* What needs to be done:
Select all lines with the string "this" in them, and copy those lines.

⟨

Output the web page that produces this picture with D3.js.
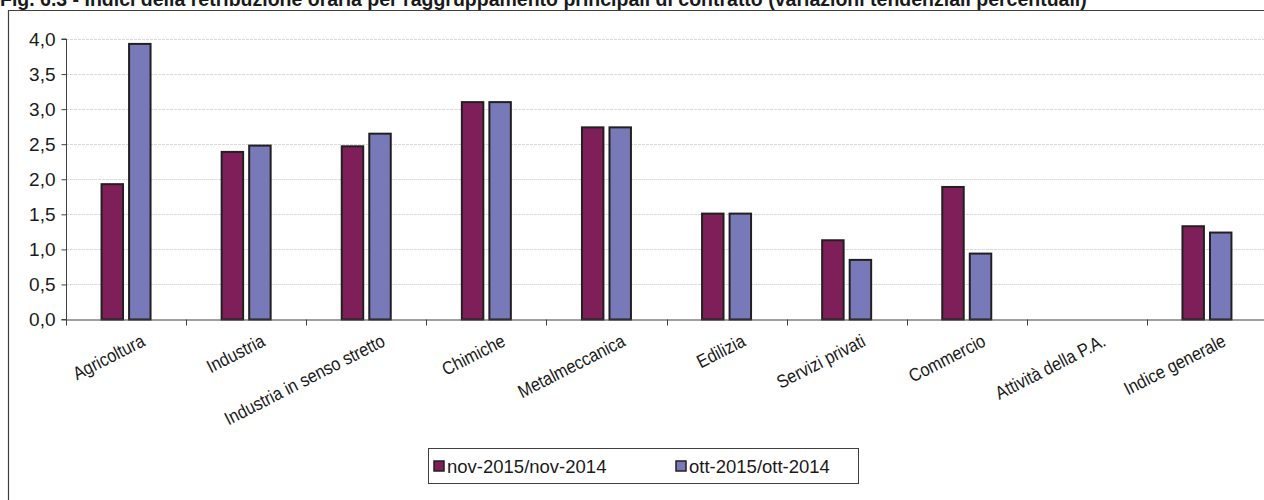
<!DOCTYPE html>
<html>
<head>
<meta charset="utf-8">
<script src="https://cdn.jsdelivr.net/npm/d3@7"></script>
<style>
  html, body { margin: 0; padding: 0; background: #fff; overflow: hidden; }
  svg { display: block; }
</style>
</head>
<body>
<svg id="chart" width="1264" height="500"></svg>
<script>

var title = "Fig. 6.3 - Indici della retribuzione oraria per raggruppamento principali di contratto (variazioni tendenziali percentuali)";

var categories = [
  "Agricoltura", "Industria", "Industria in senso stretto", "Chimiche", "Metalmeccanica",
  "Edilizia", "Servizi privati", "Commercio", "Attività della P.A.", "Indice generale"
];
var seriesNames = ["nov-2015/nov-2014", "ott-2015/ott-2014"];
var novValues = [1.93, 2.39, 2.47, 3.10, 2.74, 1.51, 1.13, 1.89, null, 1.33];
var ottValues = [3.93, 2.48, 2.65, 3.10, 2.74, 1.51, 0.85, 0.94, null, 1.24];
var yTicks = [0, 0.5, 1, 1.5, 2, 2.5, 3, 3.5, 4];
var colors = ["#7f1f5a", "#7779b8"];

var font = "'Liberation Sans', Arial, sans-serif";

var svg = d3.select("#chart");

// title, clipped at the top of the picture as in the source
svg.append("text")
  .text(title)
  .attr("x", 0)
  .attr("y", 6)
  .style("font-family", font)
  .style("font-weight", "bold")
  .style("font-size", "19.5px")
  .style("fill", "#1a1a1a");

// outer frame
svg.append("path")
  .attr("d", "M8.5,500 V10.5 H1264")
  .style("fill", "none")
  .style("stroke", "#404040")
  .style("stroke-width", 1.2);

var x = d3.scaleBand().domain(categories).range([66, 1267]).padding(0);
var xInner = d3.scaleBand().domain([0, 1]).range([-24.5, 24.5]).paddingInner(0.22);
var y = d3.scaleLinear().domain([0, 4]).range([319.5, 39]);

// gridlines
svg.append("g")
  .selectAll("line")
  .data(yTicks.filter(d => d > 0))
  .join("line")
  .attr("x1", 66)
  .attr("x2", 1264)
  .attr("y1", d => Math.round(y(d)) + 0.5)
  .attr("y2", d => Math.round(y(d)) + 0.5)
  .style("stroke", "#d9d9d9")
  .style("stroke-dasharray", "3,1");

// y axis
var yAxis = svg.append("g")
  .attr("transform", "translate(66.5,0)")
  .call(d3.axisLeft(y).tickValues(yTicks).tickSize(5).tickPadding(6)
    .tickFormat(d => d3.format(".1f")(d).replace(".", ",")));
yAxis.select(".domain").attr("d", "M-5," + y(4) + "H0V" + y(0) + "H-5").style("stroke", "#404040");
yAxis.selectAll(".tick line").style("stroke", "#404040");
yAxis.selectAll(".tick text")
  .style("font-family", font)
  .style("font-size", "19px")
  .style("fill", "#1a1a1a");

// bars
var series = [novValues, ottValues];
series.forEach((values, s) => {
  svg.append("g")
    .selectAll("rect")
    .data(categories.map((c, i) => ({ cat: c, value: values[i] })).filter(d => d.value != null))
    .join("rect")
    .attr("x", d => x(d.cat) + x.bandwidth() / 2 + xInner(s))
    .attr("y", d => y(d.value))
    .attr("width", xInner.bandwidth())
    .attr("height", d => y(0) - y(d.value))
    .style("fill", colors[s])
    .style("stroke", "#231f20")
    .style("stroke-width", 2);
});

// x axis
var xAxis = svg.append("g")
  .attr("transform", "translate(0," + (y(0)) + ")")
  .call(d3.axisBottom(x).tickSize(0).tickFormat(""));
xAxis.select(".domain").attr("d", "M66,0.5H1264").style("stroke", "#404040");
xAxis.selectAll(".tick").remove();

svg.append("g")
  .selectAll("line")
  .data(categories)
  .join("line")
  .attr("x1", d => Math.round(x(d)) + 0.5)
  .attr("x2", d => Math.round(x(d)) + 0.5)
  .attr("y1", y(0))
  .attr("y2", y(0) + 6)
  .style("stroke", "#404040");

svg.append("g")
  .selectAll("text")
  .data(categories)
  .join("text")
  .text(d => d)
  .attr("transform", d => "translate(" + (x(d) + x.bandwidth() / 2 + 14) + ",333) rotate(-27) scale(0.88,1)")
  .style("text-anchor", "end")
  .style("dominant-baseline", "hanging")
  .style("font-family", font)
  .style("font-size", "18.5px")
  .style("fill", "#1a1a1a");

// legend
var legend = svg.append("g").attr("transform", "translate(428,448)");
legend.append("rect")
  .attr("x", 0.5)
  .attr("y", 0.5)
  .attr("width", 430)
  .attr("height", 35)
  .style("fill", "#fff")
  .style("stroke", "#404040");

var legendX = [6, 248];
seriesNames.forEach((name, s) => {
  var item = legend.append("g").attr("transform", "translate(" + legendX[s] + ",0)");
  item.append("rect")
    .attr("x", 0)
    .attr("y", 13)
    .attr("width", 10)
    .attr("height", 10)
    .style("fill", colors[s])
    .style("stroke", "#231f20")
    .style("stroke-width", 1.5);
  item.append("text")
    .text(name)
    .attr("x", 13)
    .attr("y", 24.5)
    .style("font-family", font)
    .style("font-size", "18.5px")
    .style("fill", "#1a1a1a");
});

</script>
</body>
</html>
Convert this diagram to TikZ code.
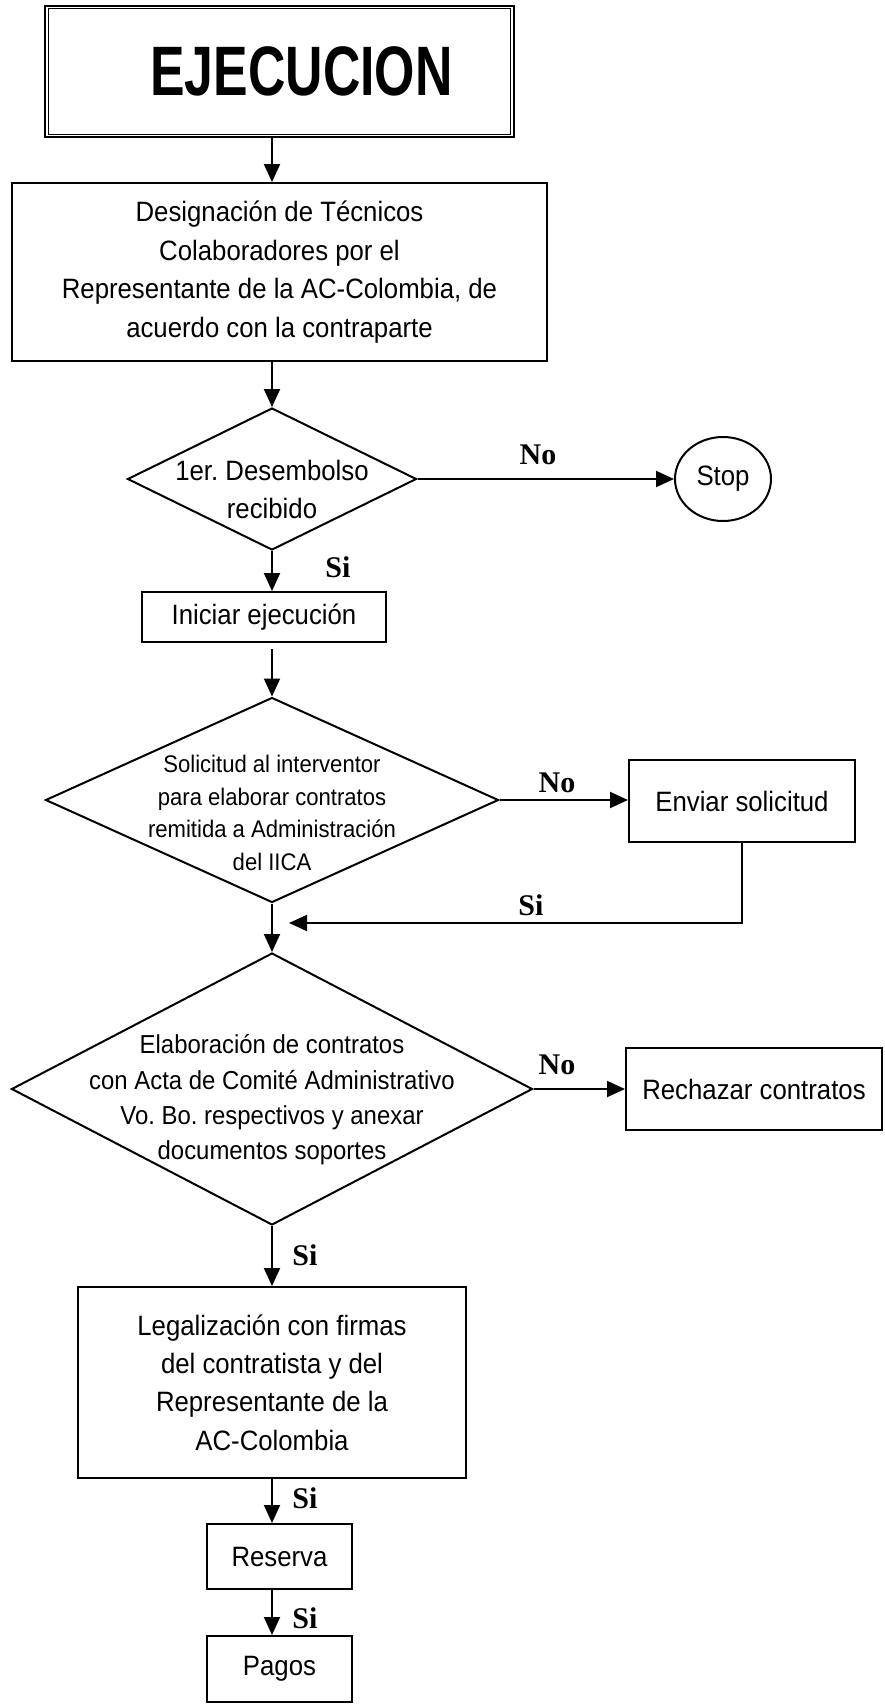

⟩

* Output of the task:
Output the web page that produces this picture with D3.js.
Convert this diagram to TikZ code.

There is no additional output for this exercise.